Exercise aim> Retype all the entries word for word, but omit the pictures.

Data provided>

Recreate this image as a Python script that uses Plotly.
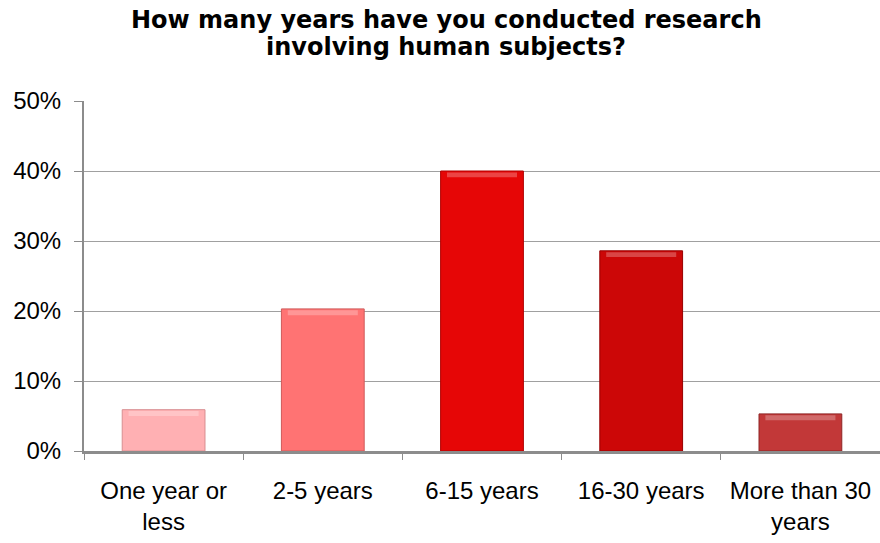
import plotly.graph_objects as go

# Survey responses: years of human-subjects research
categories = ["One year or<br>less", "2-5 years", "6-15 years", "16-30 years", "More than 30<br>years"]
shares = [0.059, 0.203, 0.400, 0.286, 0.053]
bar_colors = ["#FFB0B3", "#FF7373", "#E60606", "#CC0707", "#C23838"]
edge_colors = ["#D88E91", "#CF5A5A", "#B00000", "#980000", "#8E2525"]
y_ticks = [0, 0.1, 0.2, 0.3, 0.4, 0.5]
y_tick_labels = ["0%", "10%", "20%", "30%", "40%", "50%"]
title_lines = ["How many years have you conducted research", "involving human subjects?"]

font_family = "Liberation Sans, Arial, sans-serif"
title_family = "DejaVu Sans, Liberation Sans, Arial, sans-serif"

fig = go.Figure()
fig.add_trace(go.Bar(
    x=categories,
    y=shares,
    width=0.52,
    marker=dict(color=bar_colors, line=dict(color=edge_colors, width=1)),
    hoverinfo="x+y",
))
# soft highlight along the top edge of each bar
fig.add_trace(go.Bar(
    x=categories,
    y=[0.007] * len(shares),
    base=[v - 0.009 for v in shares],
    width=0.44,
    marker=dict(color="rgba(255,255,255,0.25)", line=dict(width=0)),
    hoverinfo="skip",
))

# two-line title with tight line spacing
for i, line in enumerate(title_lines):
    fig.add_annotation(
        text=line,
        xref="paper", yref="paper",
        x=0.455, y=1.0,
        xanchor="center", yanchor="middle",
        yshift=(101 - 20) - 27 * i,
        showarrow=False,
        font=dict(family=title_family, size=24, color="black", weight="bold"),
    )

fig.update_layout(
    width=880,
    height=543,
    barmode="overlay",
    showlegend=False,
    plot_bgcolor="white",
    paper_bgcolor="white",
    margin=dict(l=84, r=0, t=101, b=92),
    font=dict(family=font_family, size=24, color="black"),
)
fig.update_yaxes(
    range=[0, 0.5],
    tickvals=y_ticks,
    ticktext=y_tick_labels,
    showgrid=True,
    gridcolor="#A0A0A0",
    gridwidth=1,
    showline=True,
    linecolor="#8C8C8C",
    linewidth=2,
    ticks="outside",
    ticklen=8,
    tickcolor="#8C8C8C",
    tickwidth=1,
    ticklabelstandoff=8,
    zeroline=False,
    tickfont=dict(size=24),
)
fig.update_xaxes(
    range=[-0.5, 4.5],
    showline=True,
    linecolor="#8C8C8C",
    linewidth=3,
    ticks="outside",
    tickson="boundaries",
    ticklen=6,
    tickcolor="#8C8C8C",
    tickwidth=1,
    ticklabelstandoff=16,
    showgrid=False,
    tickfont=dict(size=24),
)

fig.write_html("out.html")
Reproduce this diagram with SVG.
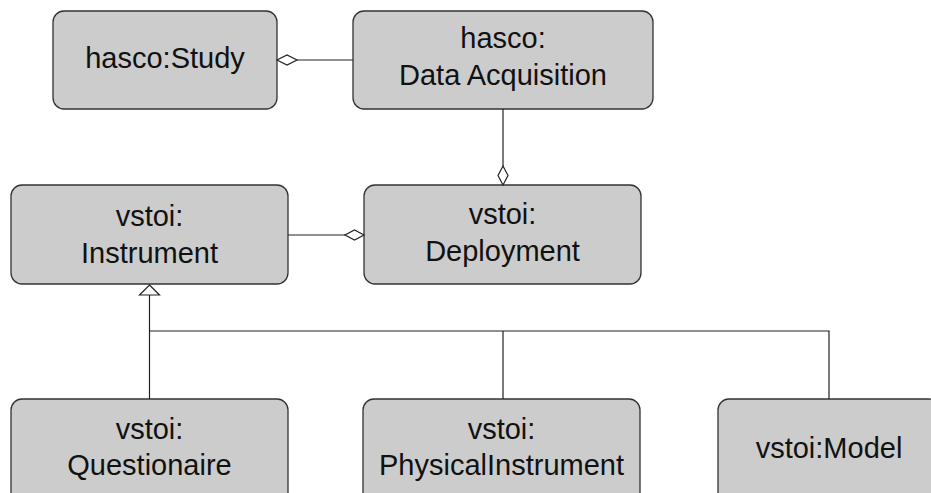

Completed task>
Recreate this image as a Python script that uses Plotly.
import plotly.graph_objects as go

# Survey responses: years of human-subjects research
categories = ["One year or<br>less", "2-5 years", "6-15 years", "16-30 years", "More than 30<br>years"]
shares = [0.059, 0.203, 0.400, 0.286, 0.053]
bar_colors = ["#FFB0B3", "#FF7373", "#E60606", "#CC0707", "#C23838"]
edge_colors = ["#D88E91", "#CF5A5A", "#B00000", "#980000", "#8E2525"]
y_ticks = [0, 0.1, 0.2, 0.3, 0.4, 0.5]
y_tick_labels = ["0%", "10%", "20%", "30%", "40%", "50%"]
title_lines = ["How many years have you conducted research", "involving human subjects?"]

font_family = "Liberation Sans, Arial, sans-serif"
title_family = "DejaVu Sans, Liberation Sans, Arial, sans-serif"

fig = go.Figure()
fig.add_trace(go.Bar(
    x=categories,
    y=shares,
    width=0.52,
    marker=dict(color=bar_colors, line=dict(color=edge_colors, width=1)),
    hoverinfo="x+y",
))
# soft highlight along the top edge of each bar
fig.add_trace(go.Bar(
    x=categories,
    y=[0.007] * len(shares),
    base=[v - 0.009 for v in shares],
    width=0.44,
    marker=dict(color="rgba(255,255,255,0.25)", line=dict(width=0)),
    hoverinfo="skip",
))

# two-line title with tight line spacing
for i, line in enumerate(title_lines):
    fig.add_annotation(
        text=line,
        xref="paper", yref="paper",
        x=0.455, y=1.0,
        xanchor="center", yanchor="middle",
        yshift=(101 - 20) - 27 * i,
        showarrow=False,
        font=dict(family=title_family, size=24, color="black", weight="bold"),
    )

fig.update_layout(
    width=880,
    height=543,
    barmode="overlay",
    showlegend=False,
    plot_bgcolor="white",
    paper_bgcolor="white",
    margin=dict(l=84, r=0, t=101, b=92),
    font=dict(family=font_family, size=24, color="black"),
)
fig.update_yaxes(
    range=[0, 0.5],
    tickvals=y_ticks,
    ticktext=y_tick_labels,
    showgrid=True,
    gridcolor="#A0A0A0",
    gridwidth=1,
    showline=True,
    linecolor="#8C8C8C",
    linewidth=2,
    ticks="outside",
    ticklen=8,
    tickcolor="#8C8C8C",
    tickwidth=1,
    ticklabelstandoff=8,
    zeroline=False,
    tickfont=dict(size=24),
)
fig.update_xaxes(
    range=[-0.5, 4.5],
    showline=True,
    linecolor="#8C8C8C",
    linewidth=3,
    ticks="outside",
    tickson="boundaries",
    ticklen=6,
    tickcolor="#8C8C8C",
    tickwidth=1,
    ticklabelstandoff=16,
    showgrid=False,
    tickfont=dict(size=24),
)

fig.write_html("out.html")
Reproduce this diagram with SVG.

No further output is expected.